User Interviews (n=5): Conducted semi-structured interviews with homeowners and property developers who had recently hired contractors.
Insights
The Finding
The UX Strategy
The Finding
The UX Strategy
Information Architecture
Summary
I developed this IA to streamline the lead generation process. By creating a direct vertical path from service education to price inquiry, I ensured that the user journey remains focused on the primary business objective: converting informed visitors into high-value project leads
Wireframes
Selecting the Right Layout: The Power of Parallel Design
For the Owel company website project, I used parallel sketching to quickly generate and compare two different Services page architectures.

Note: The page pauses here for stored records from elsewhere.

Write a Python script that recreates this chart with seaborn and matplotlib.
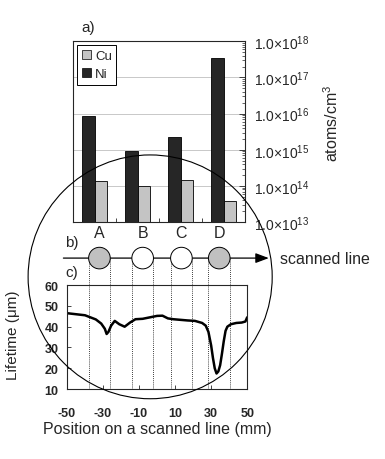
"""Impurity concentrations at spots A-D and lifetime profile along the scanned line."""

import matplotlib.pyplot as plt
import numpy as np
import pandas as pd
import seaborn as sns
from matplotlib.patches import Ellipse, Patch
from matplotlib.ticker import FixedLocator, LogLocator, NullFormatter

sns.set_style("ticks")
plt.rcParams["font.family"] = ["Liberation Sans", "DejaVu Sans"]
plt.rcParams["mathtext.fontset"] = "custom"
plt.rcParams["mathtext.rm"] = "Liberation Sans"

# a) impurity concentrations (atoms/cm3)
sites = ["A", "B", "C", "D"]
ni_conc = [8.5e15, 9.0e14, 2.2e15, 3.4e17]
cu_conc = [1.4e14, 1.0e14, 1.5e14, 3.8e13]
conc_ticks = [1e13, 1e14, 1e15, 1e16, 1e17, 1e18]
conc_labels = ["1.0\u00d710$^{%d}$" % e for e in range(13, 19)]

# b) spot centres on the scanned line (mm) and spot width
spot_centers = [-32, -8, 13.5, 34.5]
spot_width = 12
spot_filled = [True, False, False, True]

# c) lifetime along the scanned line
position = [-50, -45, -40, -37, -34, -31, -29, -28, -27, -25.5, -23.5, -21, -18, -15,
            -12, -8, -4, 0, 3, 6, 9, 13, 17, 21, 25, 27, 28.5, 30, 31, 32, 33, 34,
            35, 36, 37, 38, 39, 41, 44, 47, 49, 50]
lifetime = [46.5, 46, 45.5, 44.5, 43.5, 41.5, 39, 36.5, 37.5, 40.5, 42.8, 41.2, 40, 42,
            43.6, 43.8, 44.5, 45.2, 45.3, 44, 43.6, 43.3, 43, 42.8, 41.8, 40.5, 37.5,
            31, 25, 20, 17.5, 18.5, 21.5, 27, 33, 38, 40, 41.2, 41.8, 42, 42.5, 44.5]
pos_ticks = [-50, -30, -10, 10, 30, 50]
life_ticks = [10, 20, 30, 40, 50, 60]


def main():
    conc = pd.DataFrame({
        "site": sites * 2,
        "element": ["Ni"] * 4 + ["Cu"] * 4,
        "conc": ni_conc + cu_conc,
    })
    profile = pd.DataFrame({"x": position, "y": lifetime})

    fig = plt.figure(figsize=(3.85, 4.6), dpi=100)
    top = fig.add_axes([0.190, 0.515, 0.447, 0.393])
    bot = fig.add_axes([0.174, 0.152, 0.468, 0.226])

    # --- a) bar chart -------------------------------------------------------
    colors = {"Ni": "#262626", "Cu": "#c4c4c4"}
    sns.barplot(data=conc, x="site", y="conc", hue="element", hue_order=["Ni", "Cu"],
                palette=colors, width=0.58, gap=0, edgecolor="black", linewidth=0.6,
                legend=False, ax=top)
    top.set_yscale("log")
    top.set_ylim(1e13, 1e18)
    top.set_xlim(-0.5, 3.5)
    top.set_xlabel("")
    top.set_ylabel("atoms/cm$^3$", fontsize=11.5)
    top.yaxis.set_label_position("right")
    top.yaxis.set_label_coords(1.45, 0.55)
    top.yaxis.tick_right()
    top.yaxis.set_major_locator(FixedLocator(conc_ticks))
    top.set_yticklabels(conc_labels, fontsize=10)
    top.yaxis.set_minor_locator(LogLocator(base=10, subs=np.arange(2, 10)))
    top.yaxis.set_minor_formatter(NullFormatter())
    top.tick_params(axis="y", which="major", direction="in", length=4, pad=6, width=0.6)
    top.tick_params(axis="y", which="minor", direction="in", length=2, width=0.5)
    top.set_xticks([])
    top.set_xticks([0.5, 1.5, 2.5], minor=True)
    top.tick_params(axis="x", which="minor", direction="in", length=3)
    top.grid(axis="y", which="major", color="#c8c8c8", linewidth=0.7)
    top.set_axisbelow(True)
    for sp in top.spines.values():
        sp.set_linewidth(0.8)
    handles = [Patch(facecolor=colors["Cu"], edgecolor="black", linewidth=0.5, label="Cu"),
               Patch(facecolor=colors["Ni"], edgecolor="black", linewidth=0.5, label="Ni")]
    leg = top.legend(handles=handles, loc="upper left", fontsize=9.5, handlelength=0.7,
                     handleheight=0.7, handletextpad=0.3, borderaxespad=0.3,
                     borderpad=0.35, labelspacing=0.45, fancybox=False, framealpha=1)
    leg.get_frame().set_edgecolor("black")
    leg.get_frame().set_linewidth(0.7)
    top.text(0.05, 1.08, "a)", transform=top.transAxes, fontsize=11, ha="left", va="center")

    # --- c) lifetime profile ------------------------------------------------
    sns.lineplot(data=profile, x="x", y="y", color="black", linewidth=1.8, ax=bot)
    bot.set_xlim(-50, 50)
    bot.set_ylim(10, 60)
    bot.set_xticks(pos_ticks)
    bot.set_yticks(life_ticks)
    tick_font = dict(fontsize=9, weight="bold")
    bot.set_xticklabels([str(t) for t in pos_ticks], **tick_font)
    bot.set_yticklabels([str(t) for t in life_ticks], **tick_font)
    bot.tick_params(axis="x", direction="in", length=3, width=0.6, pad=13)
    bot.tick_params(axis="y", direction="in", length=3, width=0.6, pad=6)
    bot.set_xlabel("Position on a scanned line (mm)", fontsize=11.5, labelpad=1)
    bot.set_ylabel("Lifetime (\u03bcm)", fontsize=11)
    bot.yaxis.set_label_coords(-0.26, 0.53)
    for sp in bot.spines.values():
        sp.set_linewidth(0.8)

    # --- b) spots on the scanned line (drawn in c's x units) ----------------
    line_y = 73
    spot_h = spot_width * 1.8 / 2.08
    edges = [c + s * spot_width / 2 for c in spot_centers for s in (-1, 1)]
    bot.vlines(edges, 10, line_y, colors="black", linestyles=(0, (1, 1.5)),
               linewidth=0.6, clip_on=False, zorder=1)
    for c, name, filled in zip(spot_centers, sites, spot_filled):
        bot.add_patch(Ellipse((c, line_y), spot_width, spot_h, clip_on=False, zorder=3,
                              facecolor="#c0c0c0" if filled else "white",
                              edgecolor="black", linewidth=0.7))
        bot.text(c, line_y + 12.5, name, fontsize=11.5, ha="center", va="center")
    bot.annotate("", xy=(62, line_y), xytext=(-52, line_y), annotation_clip=False,
                 arrowprops=dict(arrowstyle="-|>,head_length=0.8,head_width=0.3",
                                 color="black", linewidth=0.9, shrinkA=0, shrinkB=0),
                 zorder=2)
    bot.text(68, line_y, "scanned line", fontsize=11.5, ha="left", va="center")
    bot.text(-51, 80.7, "b)", fontsize=11, ha="left", va="center")
    bot.text(-51, 66.3, "c)", fontsize=11, ha="left", va="center")

    # big circle around the scanned region
    fig.add_artist(Ellipse((0.39, 0.396), 0.634, 0.530, transform=fig.transFigure,
                           fill=False, edgecolor="black", linewidth=0.8))

    fig.savefig("out.png", dpi=100)


if __name__ == '__main__':
    main()
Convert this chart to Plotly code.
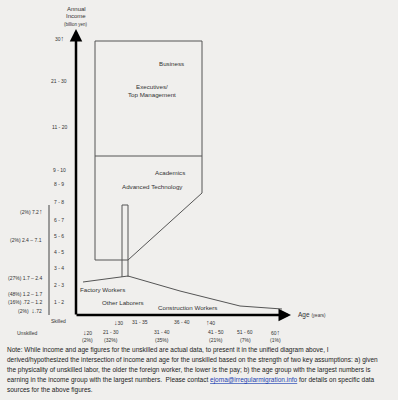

Layout A (Hero + Grid) was optimized for visual engagement and quick information recall.
Layout B (Detailed Interleaved Sections) was optimized for detailed description and linear content flow.
Rather than discarding one idea, I synthesized the two. We determined that the big-picture hero element (Annotation 1) was essential for brand storytelling. We paired this with a modified grid structure that incorporated the detailed, card-based approach (Annotations 2 & 3) from the second layout, creating a finalized digital wireframe that is both engaging and comprehensive.
Mockups
Visual-First Authority: Recognizing that premium clients value (proof over prose,) the layout prioritizes large, high-quality project imagery.
Minimalist Luxury: To meet the stakeholder requirement for a minimalist aesthetic under a tight deadline, the UI avoids heavy decorative elements.
Responsive Credibility: The seamless transition between the desktop and mobile mockups ensures that the brand’s luxury experience remains consistent across all touchpoints.
Accessibility Considerations
Simple Navigation
The menu is straightforward and consistent, making it easier for users with cognitive disabilities to find information.
Semantic Structure
The site uses basic HTML structural elements (headings, menus, and sections) which help screen readers understand the page layout.
Takeaways
What I have learned
Trust Building Through Visual Evidence
Construction is a high-trust industry. Owel.hu focuses on a Our Work section which acts as a visual portfolio.
Takeaway: The use of high-quality imagery of completed projects is more effective than any paragraph of text.
UX Lesson: For physical services, “show, don’t tell.” A clean grid of project photos provides instant social proof and demonstrates technical competence.
The Power of Clarity Over Complexity
For service-oriented businesses like dry construction, users arrive with high intent. They want to know: What do you do? and Can I trust you?
Takeaway: The homepage uses a simple hero section that immediately defines their services (drywall, painting, wallpapering).
UX Lesson: Don’t make the user “work” to understand your business. A minimalist approach reduces cognitive load and ensures that the core value proposition is the first thing seen.